«Форма против содержания. Цели и средство», – проговорил Новосильцев, которому, судя по его виду и поведению, было безразлично состояние, в котором пребывает его кузен. – «Помнится, ты ранее говорил, что, мол, неважно, отменит ли рабство государь именным указом или же это сделает некий Сенат, Синод, Конвент…»

При слове «Конвент» Строганов сильно поморщился и осел на кресло, приложив кончики пальцев к левому виску.

«Вам нехорошо?» – тихо спросил я его.

«Пустое… Зуб мудрости болит, отдает в голову, бывает», – раздраженно отмахнулся от меня Поль.

«Ежели твоя голова болит от таких элементарных вещей, то ли будет, когда мы начнем решать реальные проблемы», – усмешливо произнес Новосильцев. Он совершенно не казался пьяным. Голос его был ясным и твердым. Жесты – уверенными и размашистыми. Хоть ставь его на трибуну. Меня такие слова покоробили, я не выдержал и сказал прямо:

«Вы что, не видите, что ваш кузен не может вести с вами теперь отвлеченные беседы, в его состоянии?»

Новосильцев иронично воззрился на меня.

«Вам-то какая печаль, Христофор Андреевич?» – произнес он по-русски. – «Как погляжу, вы очень добрый. А сие нехорошо. Нам нынче нужны злые, как цепные псы или граф Аракчеев».

«Довольно», – твердо, хоть и почти шепотом, отвечал граф Строганов. – «Уходи. Проспись. И чтобы до утра я тебя не видел».

Новосильцев вальяжно встал с дивана и не спеша двинулся к двери. Прежде чем выйти из кабинета, он проговорил:

«А коли, братец, зуб у тебя болит, так значит, надо его поскорее вырвать. Очень странно, что с этим ты тянешь, а с реформами – нет».

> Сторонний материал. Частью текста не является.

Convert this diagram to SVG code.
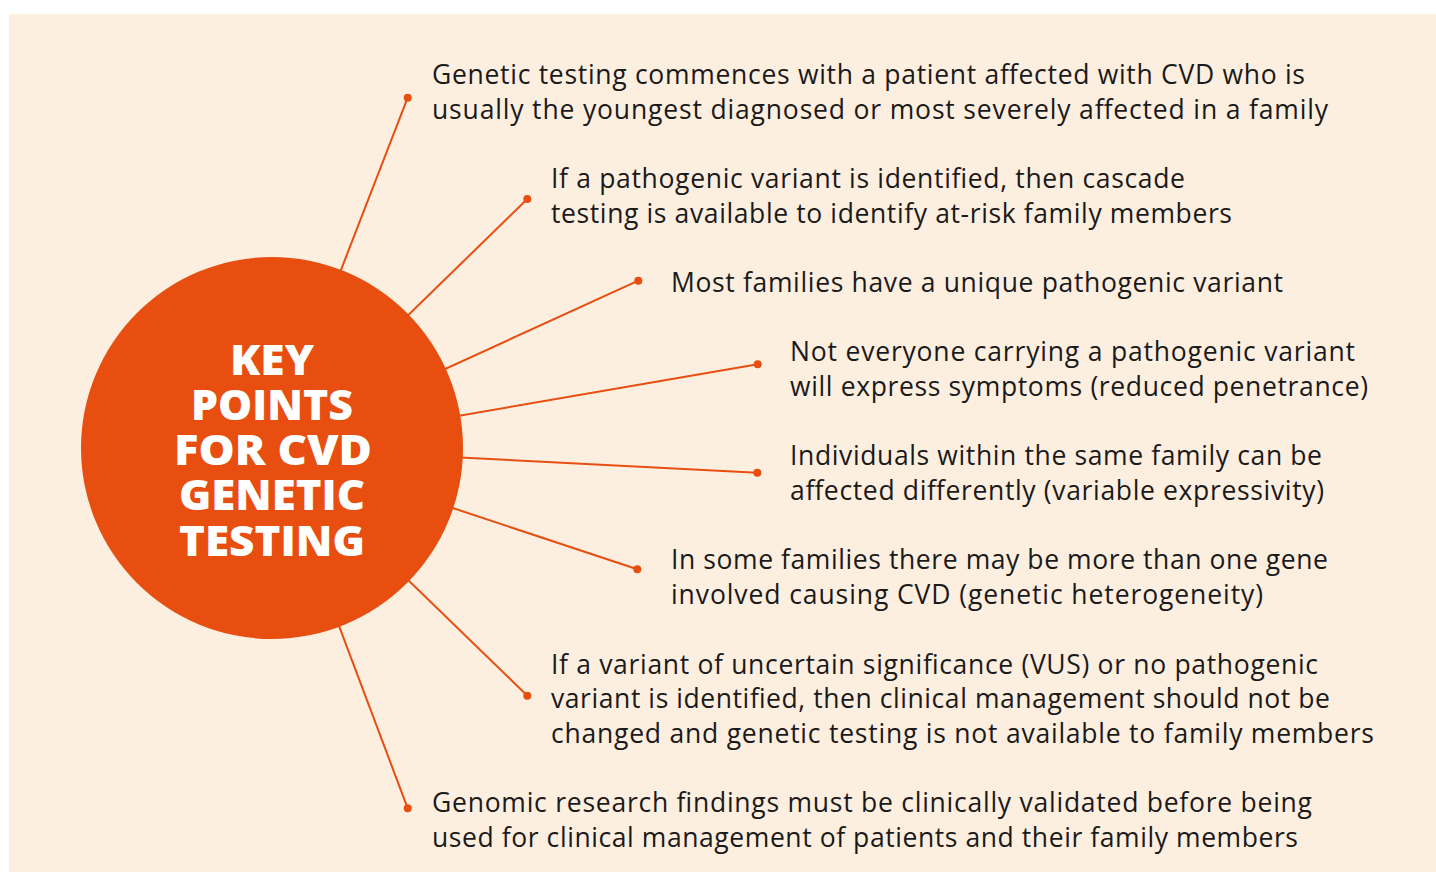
<svg xmlns="http://www.w3.org/2000/svg" width="1436" height="872" viewBox="0 0 1436 872">
<style>
.pt{font-family:"Open Sans",Lato,sans-serif;font-size:26.5px;fill:#1a1a1a}
.ttl{font-family:"Open Sans",Lato,sans-serif;font-weight:800;font-size:42px;fill:#ffffff;text-anchor:middle}
.cn{stroke:#E84E10;stroke-width:2;fill:none}
.dot{fill:#E84E10}
</style>
<rect x="0" y="0" width="1436" height="872" fill="#ffffff"/>
<rect x="9" y="14" width="1427" height="858" fill="#FDEFE0"/>
<g id="connectors">
<line class="cn" x1="272" y1="448" x2="407.7" y2="97.7"/>
<line class="cn" x1="272" y1="448" x2="527.3" y2="199"/>
<line class="cn" x1="272" y1="448" x2="638.3" y2="280.7"/>
<line class="cn" x1="272" y1="448" x2="757.7" y2="364.3"/>
<line class="cn" x1="272" y1="448" x2="757.3" y2="472.7"/>
<line class="cn" x1="272" y1="448" x2="637.3" y2="569.3"/>
<line class="cn" x1="272" y1="448" x2="527.3" y2="695.7"/>
<line class="cn" x1="272" y1="448" x2="407.7" y2="808.3"/>
<circle class="dot" cx="407.7" cy="97.7" r="4"/>
<circle class="dot" cx="527.3" cy="199" r="4"/>
<circle class="dot" cx="638.3" cy="280.7" r="4"/>
<circle class="dot" cx="757.7" cy="364.3" r="4"/>
<circle class="dot" cx="757.3" cy="472.7" r="4"/>
<circle class="dot" cx="637.3" cy="569.3" r="4"/>
<circle class="dot" cx="527.3" cy="695.7" r="4"/>
<circle class="dot" cx="407.7" cy="808.3" r="4"/>
</g>
<g id="center">
<circle cx="272" cy="448" r="191" fill="#E84E10"/>
<text class="ttl"><tspan x="272" y="375" textLength="84" lengthAdjust="spacingAndGlyphs">KEY</tspan><tspan x="272" y="420" textLength="162" lengthAdjust="spacingAndGlyphs">POINTS</tspan><tspan x="273" y="465" textLength="198" lengthAdjust="spacingAndGlyphs">FOR CVD</tspan><tspan x="272" y="510" textLength="186" lengthAdjust="spacingAndGlyphs">GENETIC</tspan><tspan x="272" y="556" textLength="186" lengthAdjust="spacingAndGlyphs">TESTING</tspan></text>
</g>
<g id="point1">
<text class="pt" x="432" y="84" textLength="873">Genetic testing commences with a patient affected with CVD who is</text>
<text class="pt" x="432" y="119" textLength="896">usually the youngest diagnosed or most severely affected in a family</text>
</g>
<g id="point2">
<text class="pt" x="551" y="188" textLength="634">If a pathogenic variant is identified, then cascade</text>
<text class="pt" x="551" y="223" textLength="681">testing is available to identify at-risk family members</text>
</g>
<g id="point3">
<text class="pt" x="671" y="292" textLength="612">Most families have a unique pathogenic variant</text>
</g>
<g id="point4">
<text class="pt" x="790" y="361" textLength="565">Not everyone carrying a pathogenic variant</text>
<text class="pt" x="790" y="396" textLength="578">will express symptoms (reduced penetrance)</text>
</g>
<g id="point5">
<text class="pt" x="790" y="465" textLength="532">Individuals within the same family can be</text>
<text class="pt" x="790" y="500" textLength="534">affected differently (variable expressivity)</text>
</g>
<g id="point6">
<text class="pt" x="671" y="569" textLength="657">In some families there may be more than one gene</text>
<text class="pt" x="671" y="604" textLength="592">involved causing CVD (genetic heterogeneity)</text>
</g>
<g id="point7">
<text class="pt" x="551" y="674" textLength="767">If a variant of uncertain significance (VUS) or no pathogenic</text>
<text class="pt" x="551" y="708" textLength="779">variant is identified, then clinical management should not be</text>
<text class="pt" x="551" y="743" textLength="823">changed and genetic testing is not available to family members</text>
</g>
<g id="point8">
<text class="pt" x="432" y="812" textLength="880">Genomic research findings must be clinically validated before being</text>
<text class="pt" x="432" y="847" textLength="866">used for clinical management of patients and their family members</text>
</g>
</svg>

Мне сделалось крайне неудобно быть свидетелем семейной ссоры.

«Не обращайте на него внимания», – произнес Строганов слабо. – «В последнем он прав… Я ужасно боюсь этих клещей и кровищи, хлещущей изо рта, можете себе представить».

Я, лишившийся к тому времени уже пяти зубов, отлично его понимал. Металлическое лязганье зубоврачебных инструментов заставляет кровь холодеть в жилах, и уже кажется, что не так-то сильна была боль, – она в ту минуту делается весьма умеренной, а то и вовсе пропадает. Недаром насильственное удаление зубов – один из видов пыток.

«Не надо здоровые зубы рвать, они вам еще пригодятся», – тихо отвечал я. – «Голова у вас раскалывается не от них».

«А вы, что, имеете степень доктора медицины?» – слабо усмехнулся он. – «Так быстро выявили… Впрочем, возможно, вы правы. Это уже четыре года как продолжается…»

«Дайте руку», – деловито проговорил я.

«Но у меня нет жара», – удивленно произнес Поль.

«Я не собираюсь считать ваш пульс», – сказал я.

«А зачем же…?»

«Попробую убрать ваше болезненное состояние».

Строганов не стал подавать мне свою руку – напротив, прижал ее к себе плотнее. В голубых глазах его вместо боли отразилось недоумение.

«Вы практикуете животный магнетизм? Надо же…», – еле слышно ответил он. – «Никогда бы про вас не подумал».

«До вас просто не доходили определенные слухи обо мне», – усмехнулся я. – «Но я никогда не учился сему ремеслу. Оно как-то помогает… не знаю уж, как. Не уверен, что получится, кстати. Но попробовать стоит».

«Раз так, давайте попробуем. Все равно мне терять нечего», – Поль протянул мне левую руку. Я переплел его пальцы со своими, и закрыл глаза, считывая все то, что происходило в его теле ранее. Перед глазами проносились золотистые звезды, моментально взрываясь, прежде чем я смог обратить внимание. Мое тело постепенно наполнялось водой, тяжелой и горячей, как расплавленный свинец. Я разжал пальцы Поля после того, как эта влага подступила к горлу, дошла до моей многострадальной верхушки левого легкого… Продержись я чуть дольше, получил бы очередное обострение, как пить дать.